The Royal College of Veterinary Surgeons (RCVS) and the Veterinary Council of Ireland (VCI) have both approved a mutual recognition agreement (MRA).

Currently, EU citizens who graduate from University College Dublin (UCD) have an automatic right to work in the UK via the European Union’s mutual recognition of professional qualifications directive.

The MRA struck between RCVS and VCI means that, following successful accreditation visits, UCD graduates can join the UK’s veterinary register and UK graduates can join the Irish equivalent.


VCI president Peadar Ó Scanaill said he was delighted with the continued close alignment of vets across both countries.

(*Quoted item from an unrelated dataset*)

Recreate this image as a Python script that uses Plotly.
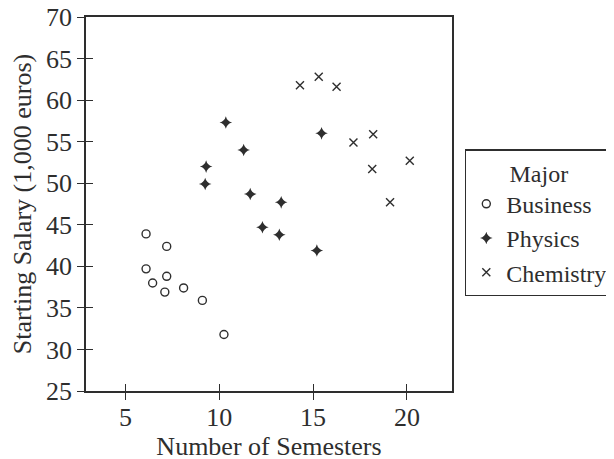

“This close alignment transcends any borders and many decades of mutual co-operation and recognition.

“The veterinary profession in Great Britain and throughout the island of Ireland has moved step by step and shoulder to shoulder in unison over the years and recent political events will not sever that important bond,” Ó Scanaill said.

Northern Ireland

RCVS president Dr Niall Connell said the agreement was vital to ensure Dublin graduates were recognised as holding a registerable qualification whatever the UK’s future relationship with the EU might be.

“I hope, in particular, this provides some reassurance to the community in Northern Ireland, as many of its veterinary surgeons are trained in Dublin and so it is vital to ensure that, whatever happens with the UK’s exit from the EU, this will continue to be a viable source of veterinary talent for the region,” Connell said.

It is expected that Ó Scanaill, along with VCI CEO Niamh Muldoon, will meet with Connell in London to sign the agreement later this month.